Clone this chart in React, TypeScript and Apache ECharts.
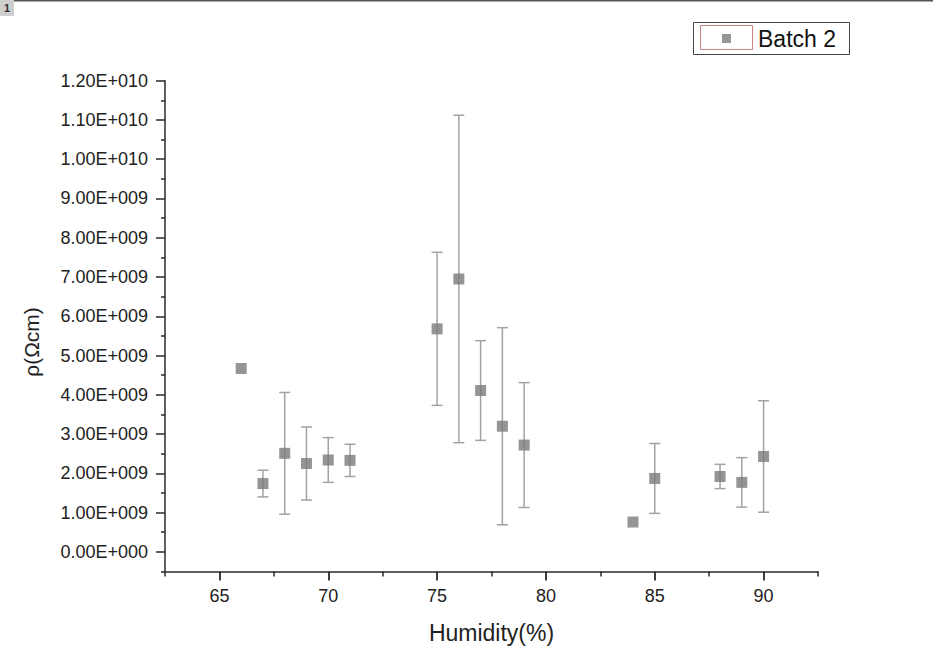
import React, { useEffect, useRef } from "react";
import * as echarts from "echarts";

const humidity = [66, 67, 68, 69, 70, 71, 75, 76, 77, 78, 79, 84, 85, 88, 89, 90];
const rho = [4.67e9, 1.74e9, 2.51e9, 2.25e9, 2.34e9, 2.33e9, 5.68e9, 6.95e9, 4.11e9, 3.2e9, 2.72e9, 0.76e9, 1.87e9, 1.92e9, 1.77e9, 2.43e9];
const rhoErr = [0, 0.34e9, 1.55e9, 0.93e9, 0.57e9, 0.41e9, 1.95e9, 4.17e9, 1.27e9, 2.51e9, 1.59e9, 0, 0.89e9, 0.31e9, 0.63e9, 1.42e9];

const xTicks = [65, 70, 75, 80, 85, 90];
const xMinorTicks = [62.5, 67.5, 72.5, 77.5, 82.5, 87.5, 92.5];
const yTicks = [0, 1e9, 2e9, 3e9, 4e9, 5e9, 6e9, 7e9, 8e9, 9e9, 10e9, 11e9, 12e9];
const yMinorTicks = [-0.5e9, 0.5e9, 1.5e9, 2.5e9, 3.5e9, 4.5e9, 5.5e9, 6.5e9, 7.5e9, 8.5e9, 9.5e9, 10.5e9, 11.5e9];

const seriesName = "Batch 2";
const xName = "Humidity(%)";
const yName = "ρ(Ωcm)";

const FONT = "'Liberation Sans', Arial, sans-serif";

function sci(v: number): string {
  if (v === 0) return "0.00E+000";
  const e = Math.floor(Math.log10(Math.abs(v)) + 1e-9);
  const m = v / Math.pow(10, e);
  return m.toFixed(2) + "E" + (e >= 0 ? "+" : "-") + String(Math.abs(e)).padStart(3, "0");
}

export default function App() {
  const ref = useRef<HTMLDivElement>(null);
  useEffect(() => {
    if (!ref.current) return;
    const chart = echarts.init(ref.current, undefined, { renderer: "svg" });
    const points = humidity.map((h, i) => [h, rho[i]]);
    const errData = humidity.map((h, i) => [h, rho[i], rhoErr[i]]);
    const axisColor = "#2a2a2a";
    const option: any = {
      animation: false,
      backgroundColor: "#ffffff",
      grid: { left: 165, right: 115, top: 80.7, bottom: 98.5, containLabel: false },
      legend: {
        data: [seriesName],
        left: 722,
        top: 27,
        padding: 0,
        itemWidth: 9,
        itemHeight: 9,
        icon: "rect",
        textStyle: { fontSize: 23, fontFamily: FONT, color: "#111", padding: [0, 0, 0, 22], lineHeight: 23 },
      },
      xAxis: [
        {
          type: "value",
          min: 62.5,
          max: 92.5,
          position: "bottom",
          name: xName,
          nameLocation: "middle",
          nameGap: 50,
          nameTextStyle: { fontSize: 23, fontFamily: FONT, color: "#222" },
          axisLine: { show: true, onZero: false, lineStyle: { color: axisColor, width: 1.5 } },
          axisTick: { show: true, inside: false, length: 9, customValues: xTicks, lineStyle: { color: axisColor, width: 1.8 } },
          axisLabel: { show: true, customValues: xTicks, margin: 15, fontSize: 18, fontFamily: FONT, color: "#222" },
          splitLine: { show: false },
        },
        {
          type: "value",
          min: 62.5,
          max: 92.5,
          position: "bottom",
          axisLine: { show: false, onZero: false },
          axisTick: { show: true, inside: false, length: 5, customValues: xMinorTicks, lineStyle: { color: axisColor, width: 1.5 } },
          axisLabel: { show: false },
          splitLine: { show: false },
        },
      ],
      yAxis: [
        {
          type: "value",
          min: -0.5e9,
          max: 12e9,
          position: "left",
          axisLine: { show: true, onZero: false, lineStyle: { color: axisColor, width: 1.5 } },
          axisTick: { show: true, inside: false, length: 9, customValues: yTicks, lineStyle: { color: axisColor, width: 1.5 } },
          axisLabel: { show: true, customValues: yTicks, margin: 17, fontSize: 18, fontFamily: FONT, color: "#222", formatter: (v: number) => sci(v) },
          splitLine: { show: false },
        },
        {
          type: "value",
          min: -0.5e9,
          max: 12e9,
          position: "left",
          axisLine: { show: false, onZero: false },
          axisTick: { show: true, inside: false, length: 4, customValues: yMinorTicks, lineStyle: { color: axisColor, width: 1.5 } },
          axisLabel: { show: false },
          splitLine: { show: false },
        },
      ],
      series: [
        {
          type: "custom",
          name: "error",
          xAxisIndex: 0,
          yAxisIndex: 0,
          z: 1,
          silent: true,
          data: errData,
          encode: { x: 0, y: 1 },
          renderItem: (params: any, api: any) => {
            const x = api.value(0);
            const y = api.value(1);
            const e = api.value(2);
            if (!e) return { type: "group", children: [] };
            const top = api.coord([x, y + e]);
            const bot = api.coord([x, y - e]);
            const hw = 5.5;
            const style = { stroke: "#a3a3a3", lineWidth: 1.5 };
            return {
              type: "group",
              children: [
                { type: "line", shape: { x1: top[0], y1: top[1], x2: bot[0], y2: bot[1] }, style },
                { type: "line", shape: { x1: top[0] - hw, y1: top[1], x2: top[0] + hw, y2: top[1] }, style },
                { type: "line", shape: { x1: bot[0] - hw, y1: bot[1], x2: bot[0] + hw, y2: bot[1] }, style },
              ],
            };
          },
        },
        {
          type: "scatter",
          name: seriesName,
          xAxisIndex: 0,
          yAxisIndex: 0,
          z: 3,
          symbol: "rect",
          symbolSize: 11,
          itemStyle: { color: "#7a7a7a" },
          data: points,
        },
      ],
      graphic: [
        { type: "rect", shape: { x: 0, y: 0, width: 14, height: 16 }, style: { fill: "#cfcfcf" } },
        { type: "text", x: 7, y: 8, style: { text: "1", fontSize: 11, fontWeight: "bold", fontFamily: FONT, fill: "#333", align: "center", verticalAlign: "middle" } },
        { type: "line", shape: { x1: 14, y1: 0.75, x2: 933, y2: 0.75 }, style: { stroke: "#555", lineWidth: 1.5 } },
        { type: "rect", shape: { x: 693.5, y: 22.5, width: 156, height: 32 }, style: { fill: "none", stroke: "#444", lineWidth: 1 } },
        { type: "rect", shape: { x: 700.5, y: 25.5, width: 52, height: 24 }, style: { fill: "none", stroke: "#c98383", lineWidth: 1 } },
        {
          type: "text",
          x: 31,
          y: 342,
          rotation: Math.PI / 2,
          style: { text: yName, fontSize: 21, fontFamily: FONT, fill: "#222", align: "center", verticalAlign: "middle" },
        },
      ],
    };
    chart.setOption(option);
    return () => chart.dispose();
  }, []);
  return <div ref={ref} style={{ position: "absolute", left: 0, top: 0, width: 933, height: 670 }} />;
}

=== What to produce ===
Begin at the first line of the material and copy each line exactly through the one containing "0.31e9, 0.63e9, 1.42e9];". Omit pictures.

=== Worked answer ===
Clone this chart in React, TypeScript and Apache ECharts.
import React, { useEffect, useRef } from "react";
import * as echarts from "echarts";

const humidity = [66, 67, 68, 69, 70, 71, 75, 76, 77, 78, 79, 84, 85, 88, 89, 90];
const rho = [4.67e9, 1.74e9, 2.51e9, 2.25e9, 2.34e9, 2.33e9, 5.68e9, 6.95e9, 4.11e9, 3.2e9, 2.72e9, 0.76e9, 1.87e9, 1.92e9, 1.77e9, 2.43e9];
const rhoErr = [0, 0.34e9, 1.55e9, 0.93e9, 0.57e9, 0.41e9, 1.95e9, 4.17e9, 1.27e9, 2.51e9, 1.59e9, 0, 0.89e9, 0.31e9, 0.63e9, 1.42e9];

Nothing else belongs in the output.